As the section reads, it covers two types of cases; (a) trespassers ab initio viz. persons whose possession is illegal from the very beginning, (b) persons who retain possession without lawful authority after they have been asked to walk out by the land-holder. Any person who is not able to justify his possession under any law shall be deemed to be in possession otherwise than in accordance with law for the time being in force and should be categorised as a trespasser as defined in sec. 5, sub-sec. (44) of the Rajasthan Tenancy Act. This section would certainly cover the case of a person who may have entered upon the land under some title, but subsequently looses this right and does not vacate the land on being asked by the landholder to do so. In the case before us, it may be admitted that the defendant-appellants entered upon the land lawfully, but what is their present status. They are the sons of the widow of the deceased brother of the plaintiff-respondent through another person to whom the widow was given in wedlock by Jawara, her father-in-law. This would not entitle them to claim any right of succession to the property of Jawara as they cannot claim to be his lawful descendants. The plaintiff-respondent being the sole surviving son of Jawara, is obviously his sole successor.
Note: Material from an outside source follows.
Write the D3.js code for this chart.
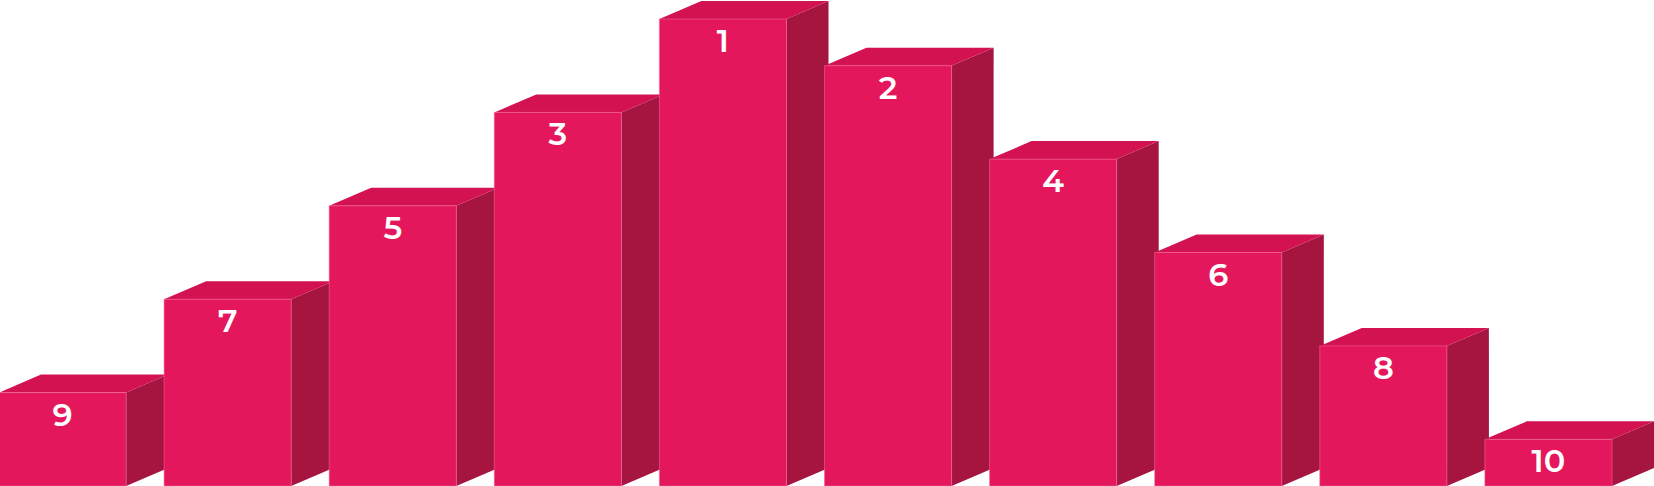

In this connection, a reference may also be made to the extract from the Jama-bandi for the period 2012 to 2015 (Ex. P. 1) It carries an entry in favour of the defendants-appellants in column No. 5 relating to the name of the cultivator. This entry shows that the defendants-appellants were appointed as the cultivators for one year only. A similar entry is to be found in the copy of the Khasra girdawari for the years 2013 to 2016 (Ex. D. 19). This also shows that the period of tenancy of the defendants-appellants was one year. Their continuation beyond this period must, therefore, be considered as without lawful authority and they cannot be allowed to continue in possession under the colourable pretext that they had been admitted into the land by Jawara and were his lawful successors. In the result, therefore, we see no reason to interfere with the impugned order and hereby dismiss the second appeal.